The finest Button Gwinnett autograph that will ever be available for sale; of the 51 known examples of his signature, this is one of just eight from the year 1776, one of just four from his term of congressional service, and the closest of all to July 4, 1776.
John Ashmead was the clerk of the frigate Randolph, then building in the Philadelphia Navy Yard. He was, however, also a member of a company of Quaker Light Infantry that was shortly marching to New Jersey to join the Flying Camp. Ashmead had applied for permission to leave his position on the Randolph in order to join his infantry mates, but the Marine Committee believed his service in the shipyard was of greater consequence.
"The Marine Committee having considered how necessary your attendance is in the Yard taking care of the materials, and the Frigate of which you are a Clerk; think proper to request that you will not go [o]n the proposed expedition to the Jerseys, but that you remain to do your very necessary business.
"You may shew this to your commanding officer to whom, it is hoped, it will prove a satisfactory reason for your stay."
John Ashmead had been a merchantman for many years when he joined the Revolutionary cause in January 1776. In December the Continental Congress had authorized the building of thirteen frigates, and Pennsylvania was responsible for providing four: the Randolph, Washington, Effingham, and Delaware. The Congressional marine commissioners appointed Ashmead as clerk in the Wharton and Humphreys shipyard in Southwark, where the Randolph was to be built. "His duties, along with Woolman Sutton, the superintendent, were to form a muster roll of all employees, keep time records, hire extra labor when needed, provide work for smiths and other tradesmen when wanted, and 'in short do every service and tender ... every assistance'" to the shipbuilders (Bell).

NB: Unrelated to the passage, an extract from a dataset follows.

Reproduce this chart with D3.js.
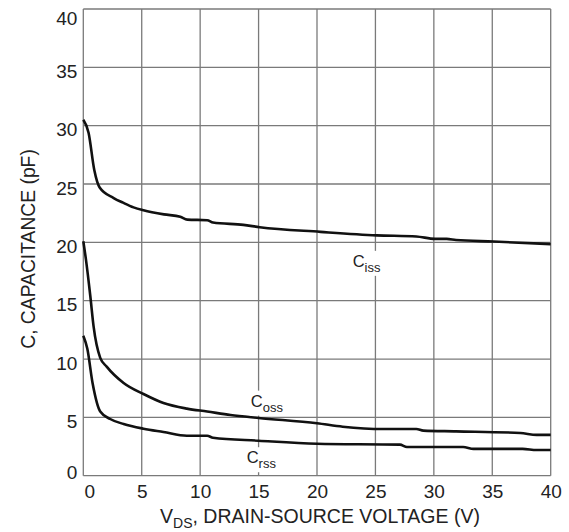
<!DOCTYPE html>
<html>
<head>
<meta charset="utf-8">
<script src="https://cdn.jsdelivr.net/npm/d3@7"></script>
<style>
  body { margin: 0; background: #fff; }
  text { font-family: "Liberation Sans", Arial, sans-serif; fill: #222; }
</style>
</head>
<body>
<svg id="chart" width="569" height="532"></svg>
<script>
// values
const xTicks = [0, 5, 10, 15, 20, 25, 30, 35, 40];
const yTicks = [0, 5, 10, 15, 20, 25, 30, 35, 40];

const vdsIss = [0, 0.45, 0.94, 1.4, 2.6, 3.4, 4.3, 5.15, 6.9, 8.3, 8.9, 10.6, 11.1, 13.7, 15.1, 20.3, 25.1, 28.5, 30.1, 31.1, 31.9, 35.1, 40];
const cIss   = [30.5, 29.4, 26.2, 24.7, 23.8, 23.4, 23.0, 22.75, 22.4, 22.2, 21.95, 21.9, 21.7, 21.5, 21.3, 20.9, 20.6, 20.5, 20.3, 20.3, 20.2, 20.07, 19.85];

const vdsOss = [0, 0.23, 0.6, 0.88, 1.45, 2.0, 3.45, 5.15, 6.86, 8.86, 10.6, 12.6, 15.0, 20, 22.2, 25.7, 28.5, 29.1, 31.9, 37.4, 38.8, 40];
const cOss   = [20.1, 18.5, 15.4, 12.8, 10.1, 9.35, 7.95, 7.0, 6.23, 5.75, 5.5, 5.2, 4.95, 4.5, 4.2, 4.0, 4.0, 3.86, 3.8, 3.66, 3.5, 3.5];

const vdsRss = [0, 0.34, 0.8, 1.45, 2.3, 3.45, 5.15, 6.86, 8.86, 10.6, 11.1, 15, 20, 27.1, 27.7, 32.5, 33.4, 37.6, 38.8, 40];
const cRss   = [12.0, 10.9, 7.9, 5.5, 4.86, 4.43, 4.03, 3.75, 3.43, 3.43, 3.25, 3.0, 2.74, 2.66, 2.46, 2.46, 2.3, 2.3, 2.2, 2.2];

const seriesNames = ["iss", "oss", "rss"];

const svg = d3.select("#chart");
const W = 569, H = 532;
const margin = {top: 9, right: 18.3, bottom: 56.3, left: 83.3};
const w = W - margin.left - margin.right,
      h = H - margin.top - margin.bottom;

const x = d3.scaleLinear().domain([0, 40]).range([0, w]);
const y = d3.scaleLinear().domain([0, 40]).range([h, 0]);

const g = svg.append("g").attr("transform", "translate(" + margin.left + "," + margin.top + ")");

// grid
const gridColor = "#7a7a7a";
g.append("g").selectAll("line.v").data(xTicks).join("line")
  .attr("x1", d => x(d)).attr("x2", d => x(d))
  .attr("y1", 0).attr("y2", h)
  .attr("stroke", gridColor).attr("stroke-width", 1.3);
g.append("g").selectAll("line.h").data(yTicks).join("line")
  .attr("y1", d => y(d)).attr("y2", d => y(d))
  .attr("x1", 0).attr("x2", w)
  .attr("stroke", gridColor).attr("stroke-width", 1.3);

// tick labels
const xAxis = g.append("g").attr("transform", "translate(0," + h + ")")
  .call(d3.axisBottom(x).tickValues(xTicks).tickSize(0).tickPadding(0));
xAxis.select(".domain").remove();
xAxis.selectAll("text")
  .attr("font-size", 19).attr("fill", "#222").attr("dy", "22px")
  .attr("dx", d => d === 0 ? 6 : 0);

const yAxis = g.append("g")
  .call(d3.axisLeft(y).tickValues(yTicks).tickSize(0).tickPadding(6));
yAxis.select(".domain").remove();
yAxis.selectAll("text")
  .attr("font-size", 19).attr("fill", "#222")
  .attr("dy", d => d === 40 ? "15px" : d === 0 ? "3px" : "10px");

// curves
const line = d3.line()
  .x(d => x(d[0])).y(d => y(d[1]))
  .curve(d3.curveMonotoneX);

const series = [
  d3.zip(vdsIss, cIss),
  d3.zip(vdsOss, cOss),
  d3.zip(vdsRss, cRss)
];
g.append("g").selectAll("path").data(series).join("path")
  .attr("d", line)
  .attr("fill", "none")
  .attr("stroke", "#111")
  .attr("stroke-width", 2.6)
  .attr("stroke-linejoin", "round");

// curve labels (white box hides the grid under them)
const labelPos = [[23.05, 17.9], [14.33, 5.92], [13.98, 1.07]];
seriesNames.forEach((name, i) => {
  const lg = g.append("g");
  const bg = lg.append("rect").attr("fill", "#fff");
  const t = lg.append("text")
    .attr("x", x(labelPos[i][0])).attr("y", y(labelPos[i][1]))
    .attr("font-size", 16.5);
  t.append("tspan").text("C");
  t.append("tspan").attr("dy", 5).attr("font-size", 13).text(name);
  const b = t.node().getBBox();
  bg.attr("x", b.x - 1).attr("y", b.y - 1)
    .attr("width", b.width + 2).attr("height", b.height + 2);
});

// axis titles
const xt = svg.append("text")
  .attr("x", margin.left + w / 2 + 3).attr("y", 523)
  .attr("text-anchor", "middle").attr("font-size", 19.5);
xt.append("tspan").text("V");
xt.append("tspan").attr("dy", 5).attr("font-size", 14).text("DS");
xt.append("tspan").attr("dy", -5).text(", DRAIN-SOURCE VOLTAGE (V)");

svg.append("text")
  .attr("transform", "translate(35," + 249 + ") rotate(-90)")
  .attr("text-anchor", "middle").attr("font-size", 19.3)
  .text("C, CAPACITANCE (pF)");
</script>
</body>
</html>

Despite being a Baptist, Ashmead enrolled in a militia company largely composed of Quakers and known as the Quaker Light Infantry. On 5 July, the company, commanded by Captain Joseph Cowperthwait, was ordered to Trenton to join the Flying Camp. Congress had provided, however, that militiamen who were employed in the manufacture of weapons or gunpowder should be exempted from active duty. As the present letter reveals, the Marine Committee believed that Ashmead's "very necessary business" in the shipyard was of more significance than his marching to Trenton.
After the Randolph was launched, Ashmead went back to sea rather than joining his infantry company. He served on many vessels for the duration of the War, both Navy ships and privateers.